40 Jahre nach dem Skandal hat der NDR die Tagebücher nun in vollem Umfang digitalisiert und am 23. Februar auf seiner Webseite online gestellt. Das frei zugängliche Dokument bietet eine Volltextsuche. Ein Politologe ordnet die Einträge ein.

Sie offenbaren die geschichtspolitischen Motive des Fälschers und einiger seiner Helfer: nämlich «die Leugnung des Holocaust». Das beweist der NDR in einer begleitenden Dokumentation unter dem Titel «Gefälschte Tagebücher: So gefährlich war der Hitler-Fake». Die Sendung wurde von Anja Reschke und ihrem Team realisiert.

Gemäss ihren Aussagen waren die Texte zum Teil schwer zu entziffern. Weil der Fälscher Konrad Kujau Hitlers Handschrift imitieren wollte, hat er sie in einer alten deutschen Schreibschrift zu Papier gebracht.
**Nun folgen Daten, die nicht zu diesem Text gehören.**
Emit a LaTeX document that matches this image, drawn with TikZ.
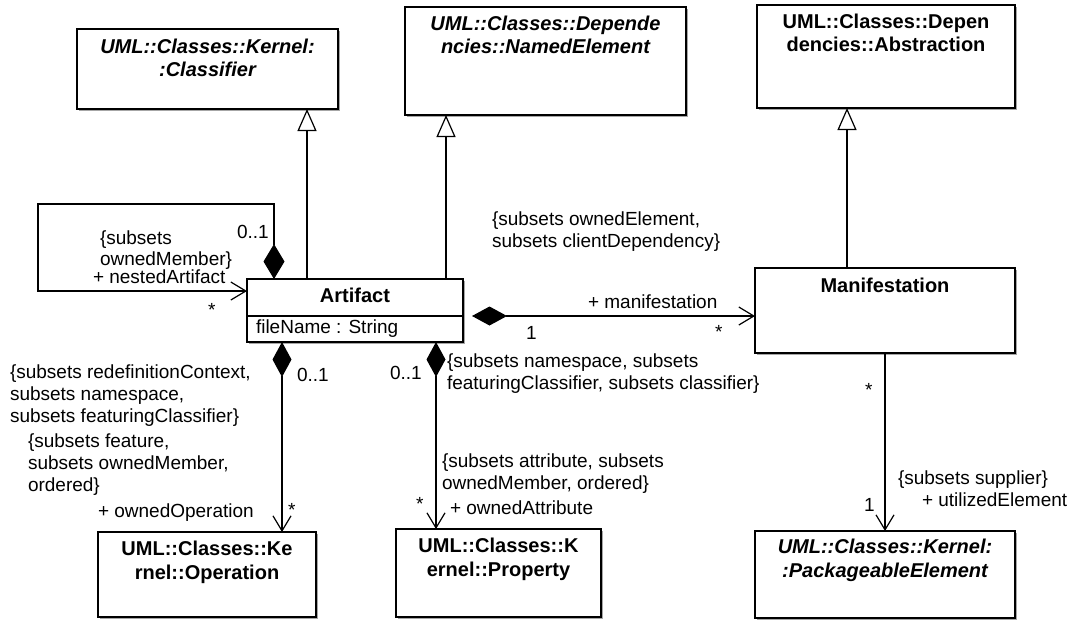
\documentclass[tikz,border=0pt]{standalone}
\usepackage{fontspec}
\setmainfont{Liberation Sans}
\usetikzlibrary{arrows.meta,calc,shadows}
\begin{document}
\begin{tikzpicture}[x=1pt,y=-1pt,
  every node/.style={inner sep=0pt,outer sep=0pt},
  lbl/.style={font=\fontsize{19}{22}\selectfont, align=left},
  clsbox/.style={draw, line width=1.2pt, fill=white, anchor=north west,
    drop shadow={shadow xshift=2pt, shadow yshift=-2pt, fill=black!35, opacity=1}},
  clsname/.style={font=\fontsize{20}{23.5}\selectfont\bfseries, align=center, anchor=north},
  absname/.style={clsname, font=\fontsize{20}{23.5}\selectfont\bfseries\itshape},
  gen/.style={line width=1.2pt, -{Triangle[open, length=22pt, width=19pt, fill=white]}},
  comp/.style={line width=1.2pt, {Diamond[length=35pt, width=19pt]}-{Straight Barb[length=15pt, width=18pt]}},
  nav/.style={line width=1.2pt, -{Straight Barb[length=15pt, width=18pt]}}
]
\useasboundingbox[fill=white] (0,0) rectangle (1076,619);

% class boxes
\node[clsbox, minimum width=261pt, minimum height=80pt] (clsf) at (77,29) {};
\node[clsbox, minimum width=281pt, minimum height=108pt] (named) at (405,7) {};
\node[clsbox, minimum width=258pt, minimum height=103pt] (abst) at (757,5) {};
\node[clsbox, minimum width=216pt, minimum height=63pt] (art) at (247,279) {};
\node[clsbox, minimum width=260pt, minimum height=85pt] (man) at (755,268) {};
\node[clsbox, minimum width=218pt, minimum height=85pt] (opr) at (98,532) {};
\node[clsbox, minimum width=205pt, minimum height=88pt] (prop) at (396,529) {};
\node[clsbox, minimum width=260pt, minimum height=87pt] (pkg) at (755,531) {};

% class names
\node[absname] (clsfT) at ($(clsf.north)+(0,10)$) {UML::Classes::Kernel:\\:Classifier};
\node[absname] (namedT) at ($(named.north)+(0,9)$) {UML::Classes::Depende\\ncies::NamedElement};
\node[clsname] (abstT) at ($(abst.north)+(0,9)$) {UML::Classes::Depen\\dencies::Abstraction};
\node[clsname] (oprT) at ($(opr.north)+(0,9)$) {UML::Classes::Ke\\rnel::Operation};
\node[clsname] (propT) at ($(prop.north)+(0,9)$) {UML::Classes::K\\ernel::Property};
\node[absname] (pkgT) at ($(pkg.north)+(0,8)$) {UML::Classes::Kernel:\\:PackageableElement};
\node[clsname] (artT) at ($(art.north)+(0,9)$) {Artifact};
\node[clsname] (manT) at ($(man.north)+(0,10)$) {Manifestation};

% Artifact compartment
\coordinate (divy) at (0,316);
\draw[line width=1.2pt] (art.west |- divy) -- (art.east |- divy);
\node[lbl, anchor=west] (attr) at (256,329) {fileName : String};

% generalizations
\coordinate (g1) at (307,0);
\coordinate (g2) at (446,0);
\coordinate (g3) at (847,0);
\draw[gen] (art.north -| g1) -- (clsf.south -| g1);
\draw[gen] (art.north -| g2) -- (named.south -| g2);
\draw[gen] (man.north -| g3) -- (abst.south -| g3);

% self loop
\coordinate (lpA) at (274,204);
\coordinate (lpB) at (38,204);
\coordinate (lpC) at (38,291);
\draw[line width=1.2pt, {Diamond[length=35pt, width=21pt]}-{Straight Barb[length=15pt, width=18pt]}]
  (art.north -| lpA) -- (lpA) -- (lpB) -- (lpC) -- (art.west |- lpC);
\node[lbl, anchor=west] (l01a) at (237,232) {0..1};
\node[lbl, font=\fontsize{19}{20.5}\selectfont, anchor=north west] (lsub1) at (100,231) {\{subsets\\ownedMember\}};
\node[lbl, anchor=west] (lnest) at (93,277) {+ nestedArtifact};
\node[lbl, anchor=north west] (lstar1) at (208,303) {*};

% manifestation
\coordinate (my) at (0,316);
\draw[comp, shorten <=9pt] (art.east |- my) -- (man.west |- my);
\node[lbl, anchor=north west] (lsub2) at (492,212) {\{subsets ownedElement,\\subsets clientDependency\}};
\node[lbl, anchor=west] (lman) at (588,302) {+ manifestation};
\node[lbl, anchor=west] (l1a) at (526,333) {1};
\node[lbl, anchor=north west] (lstar2) at (715,325) {*};

% owned operation
\coordinate (ox) at (282,0);
\draw[comp] (art.south -| ox) -- (opr.north -| ox);
\node[lbl, anchor=north west] (lsub3) at (10,365) {\{subsets redefinitionContext,\\subsets namespace,\\subsets featuringClassifier\}};
\node[lbl, anchor=north west] (lsub4) at (28,434) {\{subsets feature,\\subsets ownedMember,\\ordered\}};
\node[lbl, anchor=west] (lop) at (98,513) {+ ownedOperation};
\node[lbl, anchor=west] (l01b) at (297,375) {0..1};
\node[lbl, anchor=north west] (lstar3) at (288,503) {*};

% owned attribute
\coordinate (px) at (436,0);
\draw[comp] (art.south -| px) -- (prop.north -| px);
\node[lbl, anchor=west] (l01c) at (390,373) {0..1};
\node[lbl, anchor=north west] (lsub5) at (447,354) {\{subsets namespace, subsets\\featuringClassifier, subsets classifier\}};
\node[lbl, anchor=north west] (lsub6) at (442,454) {\{subsets attribute, subsets\\ownedMember, ordered\}};
\node[lbl, anchor=west] (lattr) at (450,508) {+ ownedAttribute};
\node[lbl, anchor=north west] (lstar4) at (416,497) {*};

% utilized element
\coordinate (mx) at (885,0);
\draw[nav] (man.south -| mx) -- (pkg.north -| mx);
\node[lbl, anchor=north west] (lstar5) at (865,383) {*};
\node[lbl, anchor=west] (lsup) at (898,480) {\{subsets supplier\}};
\node[lbl, anchor=west] (lutil) at (922,500) {+ utilizedElement};
\node[lbl, anchor=west] (l1b) at (864,505) {1};
\end{tikzpicture}
\end{document}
Der NDR hat deshalb zusammen mit Wissenschaftlern und mithilfe Künstlicher Intelligenz ein Programm entwickelt, das Handschriften übersetzen kann.

Erschreckende Erkenntnis für die Forschenden beim NDR: Hitler wusste gemäss den gefälschten Tagebüchern nichts vom Holocaust. Mehr noch, er setzte sich angeblich für eine wohlwollende Lösung ein. So schreibt der falsche Hitler am 31. Juli 1941, man solle die Juden zur schnellen Auswanderung bewegen oder ihnen «einen sicheren Landstrich in den besetzten Gebieten suchen, wo sie sich selbst ernähren und verwalten können».

Allerdings war zu diesem Zeitpunkt der Holocaust von den Nazis schon längst in vollem Gange.

Wieso das den verantwortlichen Redaktoren beim «Stern» damals nicht auffiel, hat nun noch einmal eine scharfe Debatte in den deutschen Medien ausgelöst. Für den Historiker und Politikwissenschaftler Hajo Funke, der die «Tagebücher» für den NDR gelesen und kommentiert hat, ist das ein klarer Akt von Geschichtsfälschung: «Diese ‚Tagebücher‘ sind Ausdruck von Holocaust-Leugnung. Das ist eindeutig», so lautet das für den «Stern» vernichtende Urteil des Historikers.

Alle Alarmzeichen für eine beabsichtigte Geschichtsfälschung leuchten für den NDR mit der nun erstmals möglichen Volltextsuche auch auf. Die Ergebnisse seien erschütternd: «Gaskammern» – 0 Treffer. «Deportation» – 0 Treffer. «Auschwitz» – 0 Treffer.